Housing Commissioner Joe Mascia — who was elected to five consecutive terms by a largely minority base of support — is widely expected to challenge longtime incumbent David Franzcyk for the Fillmore district council seat. Political observers expect that Mascia will make BMHA’s privatization an issue for the incumbent, who just allowed BMHA to transfer ownership of AD Price Courts, a 270 unit property that remains vacant, to a quasi-private entity that BMHA’s officers ostensibly control.
Assistant Director Modesto Candelario has been pushing a privatization strategy for years, and the Common Council unanimously endorsed it two weeks ago when they allowed BMHA to spin off the property.
At Candelario’s behest, the authority has been partnering with private investors to redevelop housing complexes that were intentionally neglected, by taking equity ownership positions in the properties. BMHA sells private developers a portion of the ownership, in exchange for a cut of the rents. It gives the investor a property that doesn’t have property tax liabilities, and whose operating and maintenance expenses are shared with a non-profit entity ostensibly controlled by BMHA officers.
The plan has been to spin off properties into non-profit entities, whose board members are familiar BMHA commissioners and senior staff. These non-profits are then to operate these complexes quasi-independently of the government, backed by an equity investor to whom they deliver a return.

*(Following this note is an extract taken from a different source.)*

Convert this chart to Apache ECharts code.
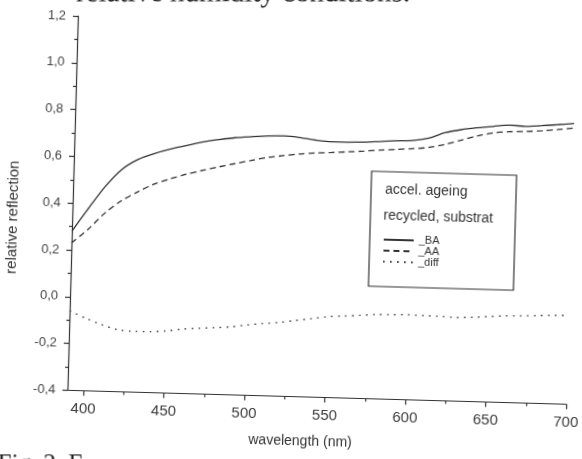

In essence, the staff of BMHA is planning to spin off massive publicly owned properties into private investment vehicles, under the guise of a non-profit entity, that they themselves manage and control, for the purpose of delivering a return to their private investor, a firm called Northstar.
The governance model lacks transparency, oversight, and accountability. Residents worry that the strategy will lead to unregulated rent increases, neighborhood gentrification, and residential displacement. Some wonder aloud whether the transactions constitute public corruption.
Mascia concerned about residential displacement in transitional neighborhoods
The ongoing discourse on gentrification has riled considerable discontent, particularly in transitional neighborhoods. Mascia sees the BMHA’s effort to privatize public housing complexes as part of that market driven process, pushed by real estate interests who see enormous profit in repopulating poor minority neighborhoods.
He cites “Perry Choice,” a redevelopment plan that sought to privatize much of the redevelopment of the Commodore Perry Projects, a pre-WWII complex that BMHA has allowed to deteriorate over decades. In recent years, it has been left intentionally vacant — at the cost of about $1.5 million annually in federal subsidies — because the authority had intended to redevelop the property.
But the redevelopment project when nowhere after the federal grant application was rejected because it stated the objective of diluting the concentration of the African American population in the neighborhood.
“They tried to gentrify working class people out of Perry, they are doing it at AD Price Courts, they want to do it at Marine Drive,” says Mascia. “We need to grow our neighborhoods collaboratively, with arms locked as neighbors.”
Mascia thinks that we can have both robust real estate investment in transitional neighborhoods without displacing long time residents — “a byproduct of gentrification that absolutely must be prevented with policy solutions,” he argues.
“Right now, the housing policy in this city has been to subsidize high end luxury housing in historic buildings with millions upon millions in gap financing and transfer payments to the city’s wealthiest real estate interests,” he says. “While families at BMHA are treated — not as rent paying tenants — but as undeserving peasants whose buildings should be left for neglect decade after decade.”
“It is a real stain on this city’s entire leadership. There is no excuse for this, and David Franzcyk has a lot of explaining to do,” he says.
Mascia is expected to speak at an “Anti-Racism” rally organized by his close friend, County Legislator Betty Jean Grant, this Saturday at Niagara Square. He is expected to deliver prepared remarks, which are much anticipated in political circles. This will be Mascia’s first major public address in his bid for Common Council, which he is expected to announce in the coming weeks.
It is rumored that he will speak about the local construction industry’s failure to meet diversity goals on government construction projects, already established in state law.